■ Instructions for the task
Return all the data below as it stands, minus the pictures.

■ Dataset excerpts
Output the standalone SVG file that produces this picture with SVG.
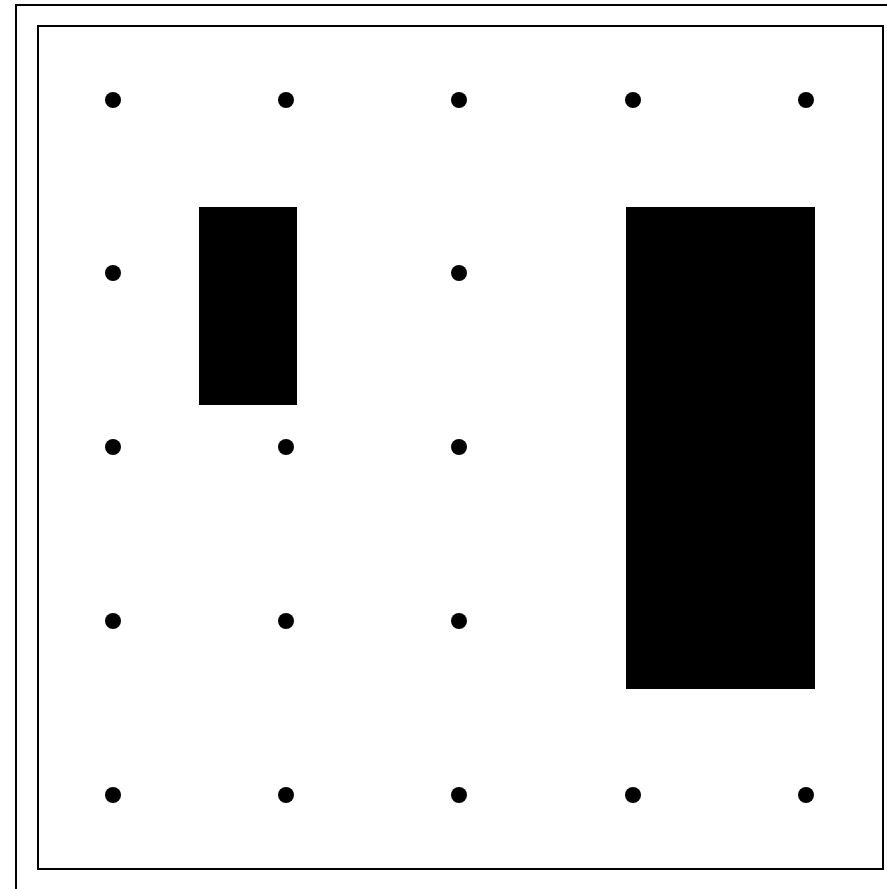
<svg xmlns="http://www.w3.org/2000/svg" width="887" height="889" viewBox="0 0 887 889">
<style>
.frame{fill:none;stroke:#000;stroke-width:2}
.dot{fill:#000}
.blk{fill:#000}
</style>
<rect x="0" y="0" width="887" height="889" fill="#fff"/>
<rect class="frame" x="16" y="5" width="880" height="890"/>
<rect class="frame" x="38" y="26" width="845" height="843"/>
<g id="block1"><rect class="blk" x="199" y="207" width="98" height="198"/></g>
<g id="block2"><rect class="blk" x="626" y="207" width="189" height="482"/></g>
<g id="dots">
<circle class="dot" cx="113" cy="100" r="8"/>
<circle class="dot" cx="286" cy="100" r="8"/>
<circle class="dot" cx="459" cy="100" r="8"/>
<circle class="dot" cx="633" cy="100" r="8"/>
<circle class="dot" cx="806" cy="100" r="8"/>
<circle class="dot" cx="113" cy="273" r="8"/>
<circle class="dot" cx="459" cy="273" r="8"/>
<circle class="dot" cx="113" cy="447" r="8"/>
<circle class="dot" cx="286" cy="447" r="8"/>
<circle class="dot" cx="459" cy="447" r="8"/>
<circle class="dot" cx="113" cy="621" r="8"/>
<circle class="dot" cx="286" cy="621" r="8"/>
<circle class="dot" cx="459" cy="621" r="8"/>
<circle class="dot" cx="113" cy="795" r="8"/>
<circle class="dot" cx="286" cy="795" r="8"/>
<circle class="dot" cx="459" cy="795" r="8"/>
<circle class="dot" cx="633" cy="795" r="8"/>
<circle class="dot" cx="806" cy="795" r="8"/>
</g>
</svg>
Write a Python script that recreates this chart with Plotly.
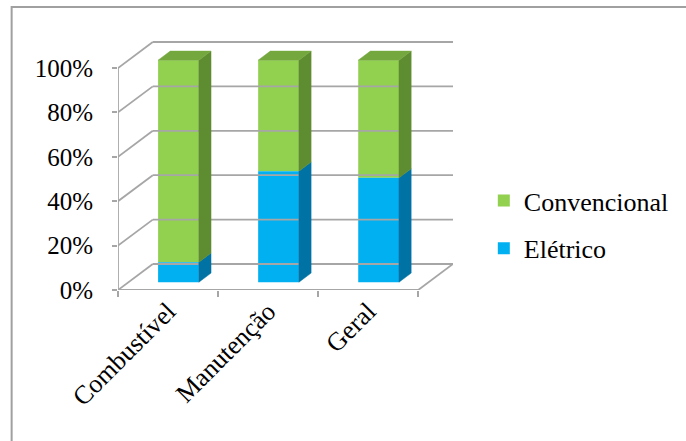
import plotly.graph_objects as go

categories = ["Combustível", "Manutenção", "Geral"]
eletrico = [9, 50, 47]
convencional = [91, 50, 53]
y_ticks = [0, 20, 40, 60, 80, 100]
y_tick_labels = ["0%", "20%", "40%", "60%", "80%", "100%"]

# layout geometry (pixels)
W, H = 686, 441
L, R, T, B = 118, 231, 39, 151
PX_PER_X = 100.67
PX_PER_Y = 2.22
DXU = 35 / PX_PER_X          # depth shift in x units
DYP = 26 / PX_PER_Y          # depth shift in % units
ZF, ZB = 0.30, 0.65          # bar front / back depth
BAR_W = 41 / PX_PER_X

GREEN, GREEN_SIDE, GREEN_TOP = "#92D050", "#5E8C30", "#74A83E"
BLUE, BLUE_SIDE = "#00B0F0", "#0072A3"
GRID = "#A6A6A6"
FONT = "'Times New Roman', 'Liberation Serif', 'DejaVu Serif', serif"

fig = go.Figure()


def line(xs, ys, color=GRID, width=1.8):
    fig.add_trace(go.Scatter(x=xs, y=ys, mode="lines", line=dict(color=color, width=width),
                             showlegend=False, hoverinfo="skip"))


def poly(xs, ys, color):
    fig.add_trace(go.Scatter(x=xs + [xs[0]], y=ys + [ys[0]], mode="lines", fill="toself",
                             fillcolor=color, line=dict(color=color, width=0.5),
                             showlegend=False, hoverinfo="skip"))


n = len(categories)
x0, x1 = -0.5, n - 0.5
# back wall gridlines + left wall diagonals
for v in y_ticks:
    line([x0 + DXU, x1 + DXU], [v + DYP, v + DYP])
    line([x0, x0 + DXU], [v, v + DYP])
# floor
line([x0, x1], [0, 0])
line([x1, x1 + DXU], [0, DYP])
# vertical value axis
line([x0, x0], [0, 100])

# bars: front faces through plotly bars
bx = [i + ZF * DXU for i in range(n)]
base0 = ZF * DYP
fig.add_trace(go.Bar(name="Convencional", x=bx, y=convencional,
                     base=[base0 + e for e in eletrico], width=BAR_W,
                     marker=dict(color=GREEN, line=dict(width=0)), legendgroup="c"))
fig.add_trace(go.Bar(name="Elétrico", x=bx, y=eletrico, base=[base0] * n, width=BAR_W,
                     marker=dict(color=BLUE, line=dict(width=0)), legendgroup="e"))

# side and top faces
dz = ZB - ZF
for i in range(n):
    xr = bx[i] + BAR_W / 2
    xl = bx[i] - BAR_W / 2
    segs = [(0, eletrico[i], BLUE_SIDE), (eletrico[i], eletrico[i] + convencional[i], GREEN_SIDE)]
    for lo, hi, col in segs:
        poly([xr, xr + dz * DXU, xr + dz * DXU, xr],
             [base0 + lo, base0 + lo + dz * DYP, base0 + hi + dz * DYP, base0 + hi], col)
    top = base0 + eletrico[i] + convencional[i]
    poly([xl, xr, xr + dz * DXU, xl + dz * DXU],
         [top, top, top + dz * DYP, top + dz * DYP], GREEN_TOP)

plot_w = W - L - R
plot_h = H - T - B


def px_x(p):
    return (p - L) / plot_w


def px_y(p):
    return (H - B - p) / plot_h


fig.add_shape(type="rect", xref="paper", yref="paper",
              x0=px_x(11), x1=px_x(W + 10), y0=px_y(H + 10), y1=px_y(7),
              line=dict(color="#A0A0A0", width=2), layer="below")

fig.update_layout(
    width=W, height=H,
    margin=dict(l=L, r=R, t=T, b=B),
    paper_bgcolor="white", plot_bgcolor="white",
    barmode="overlay",
    font=dict(family=FONT, size=26, color="black"),
    showlegend=True,
    legend=dict(x=px_x(486), y=px_y(177), xanchor="left", yanchor="top",
                traceorder="grouped", tracegroupgap=11,
                font=dict(family=FONT, size=26, color="black"),
                bgcolor="rgba(0,0,0,0)"),
    xaxis=dict(range=[x0, x1 + DXU], tickmode="array", tickvals=list(range(n)),
               ticktext=categories, tickangle=-45, ticks="", showgrid=False,
               zeroline=False, showline=False, fixedrange=True,
               tickfont=dict(family=FONT, size=26, color="black"),
               minor=dict(tickmode="array", tickvals=[x0 + k for k in range(n + 1)],
                          ticks="outside", ticklen=6, tickcolor=GRID, tickwidth=1.8,
                          showgrid=False)),
    yaxis=dict(range=[0, plot_h / PX_PER_Y], tickmode="array", tickvals=y_ticks,
               ticktext=y_tick_labels, ticks="outside", ticklen=5, tickcolor=GRID,
               tickwidth=1.8, showgrid=False, zeroline=False, showline=False,
               ticklabelstandoff=14, fixedrange=True,
               tickfont=dict(family=FONT, size=25, color="black")),
)

fig.write_html("out.html")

■ Output below
Output the standalone SVG file that produces this picture with SVG.
<svg xmlns="http://www.w3.org/2000/svg" width="887" height="889" viewBox="0 0 887 889">
<style>
.frame{fill:none;stroke:#000;stroke-width:2}
.dot{fill:#000}
.blk{fill:#000}
</style>
<rect x="0" y="0" width="887" height="889" fill="#fff"/>
<rect class="frame" x="16" y="5" width="880" height="890"/>
<rect class="frame" x="38" y="26" width="845" height="843"/>
<g id="block1"><rect class="blk" x="199" y="207" width="98" height="198"/></g>
<g id="block2"><rect class="blk" x="626" y="207" width="189" height="482"/></g>
<g id="dots">
<circle class="dot" cx="113" cy="100" r="8"/>
<circle class="dot" cx="286" cy="100" r="8"/>
<circle class="dot" cx="459" cy="100" r="8"/>
<circle class="dot" cx="633" cy="100" r="8"/>
<circle class="dot" cx="806" cy="100" r="8"/>
<circle class="dot" cx="113" cy="273" r="8"/>
<circle class="dot" cx="459" cy="273" r="8"/>
<circle class="dot" cx="113" cy="447" r="8"/>
<circle class="dot" cx="286" cy="447" r="8"/>
<circle class="dot" cx="459" cy="447" r="8"/>
<circle class="dot" cx="113" cy="621" r="8"/>
<circle class="dot" cx="286" cy="621" r="8"/>
<circle class="dot" cx="459" cy="621" r="8"/>
<circle class="dot" cx="113" cy="795" r="8"/>
<circle class="dot" cx="286" cy="795" r="8"/>
<circle class="dot" cx="459" cy="795" r="8"/>
<circle class="dot" cx="633" cy="795" r="8"/>
<circle class="dot" cx="806" cy="795" r="8"/>
</g>
</svg>
Write a Python script that recreates this chart with Plotly.
import plotly.graph_objects as go

categories = ["Combustível", "Manutenção", "Geral"]
eletrico = [9, 50, 47]
convencional = [91, 50, 53]
y_ticks = [0, 20, 40, 60, 80, 100]
y_tick_labels = ["0%", "20%", "40%", "60%", "80%", "100%"]

# layout geometry (pixels)
W, H = 686, 441
L, R, T, B = 118, 231, 39, 151
PX_PER_X = 100.67
PX_PER_Y = 2.22
DXU = 35 / PX_PER_X          # depth shift in x units
DYP = 26 / PX_PER_Y          # depth shift in % units
ZF, ZB = 0.30, 0.65          # bar front / back depth
BAR_W = 41 / PX_PER_X

GREEN, GREEN_SIDE, GREEN_TOP = "#92D050", "#5E8C30", "#74A83E"
BLUE, BLUE_SIDE = "#00B0F0", "#0072A3"
GRID = "#A6A6A6"
FONT = "'Times New Roman', 'Liberation Serif', 'DejaVu Serif', serif"

fig = go.Figure()


def line(xs, ys, color=GRID, width=1.8):
    fig.add_trace(go.Scatter(x=xs, y=ys, mode="lines", line=dict(color=color, width=width),
                             showlegend=False, hoverinfo="skip"))


def poly(xs, ys, color):
    fig.add_trace(go.Scatter(x=xs + [xs[0]], y=ys + [ys[0]], mode="lines", fill="toself",
                             fillcolor=color, line=dict(color=color, width=0.5),
                             showlegend=False, hoverinfo="skip"))


n = len(categories)
x0, x1 = -0.5, n - 0.5
# back wall gridlines + left wall diagonals
for v in y_ticks:
    line([x0 + DXU, x1 + DXU], [v + DYP, v + DYP])
    line([x0, x0 + DXU], [v, v + DYP])
# floor
line([x0, x1], [0, 0])
line([x1, x1 + DXU], [0, DYP])
# vertical value axis
line([x0, x0], [0, 100])

# bars: front faces through plotly bars
bx = [i + ZF * DXU for i in range(n)]
base0 = ZF * DYP
fig.add_trace(go.Bar(name="Convencional", x=bx, y=convencional,
                     base=[base0 + e for e in eletrico], width=BAR_W,
                     marker=dict(color=GREEN, line=dict(width=0)), legendgroup="c"))
fig.add_trace(go.Bar(name="Elétrico", x=bx, y=eletrico, base=[base0] * n, width=BAR_W,
                     marker=dict(color=BLUE, line=dict(width=0)), legendgroup="e"))

# side and top faces
dz = ZB - ZF
for i in range(n):
    xr = bx[i] + BAR_W / 2
    xl = bx[i] - BAR_W / 2
    segs = [(0, eletrico[i], BLUE_SIDE), (eletrico[i], eletrico[i] + convencional[i], GREEN_SIDE)]
    for lo, hi, col in segs:
        poly([xr, xr + dz * DXU, xr + dz * DXU, xr],
             [base0 + lo, base0 + lo + dz * DYP, base0 + hi + dz * DYP, base0 + hi], col)
    top = base0 + eletrico[i] + convencional[i]
    poly([xl, xr, xr + dz * DXU, xl + dz * DXU],
         [top, top, top + dz * DYP, top + dz * DYP], GREEN_TOP)

plot_w = W - L - R
plot_h = H - T - B


def px_x(p):
    return (p - L) / plot_w


def px_y(p):
    return (H - B - p) / plot_h


fig.add_shape(type="rect", xref="paper", yref="paper",
              x0=px_x(11), x1=px_x(W + 10), y0=px_y(H + 10), y1=px_y(7),
              line=dict(color="#A0A0A0", width=2), layer="below")

fig.update_layout(
    width=W, height=H,
    margin=dict(l=L, r=R, t=T, b=B),
    paper_bgcolor="white", plot_bgcolor="white",
    barmode="overlay",
    font=dict(family=FONT, size=26, color="black"),
    showlegend=True,
    legend=dict(x=px_x(486), y=px_y(177), xanchor="left", yanchor="top",
                traceorder="grouped", tracegroupgap=11,
                font=dict(family=FONT, size=26, color="black"),
                bgcolor="rgba(0,0,0,0)"),
    xaxis=dict(range=[x0, x1 + DXU], tickmode="array", tickvals=list(range(n)),
               ticktext=categories, tickangle=-45, ticks="", showgrid=False,
               zeroline=False, showline=False, fixedrange=True,
               tickfont=dict(family=FONT, size=26, color="black"),
               minor=dict(tickmode="array", tickvals=[x0 + k for k in range(n + 1)],
                          ticks="outside", ticklen=6, tickcolor=GRID, tickwidth=1.8,
                          showgrid=False)),
    yaxis=dict(range=[0, plot_h / PX_PER_Y], tickmode="array", tickvals=y_ticks,
               ticktext=y_tick_labels, ticks="outside", ticklen=5, tickcolor=GRID,
               tickwidth=1.8, showgrid=False, zeroline=False, showline=False,
               ticklabelstandoff=14, fixedrange=True,
               tickfont=dict(family=FONT, size=25, color="black")),
)

fig.write_html("out.html")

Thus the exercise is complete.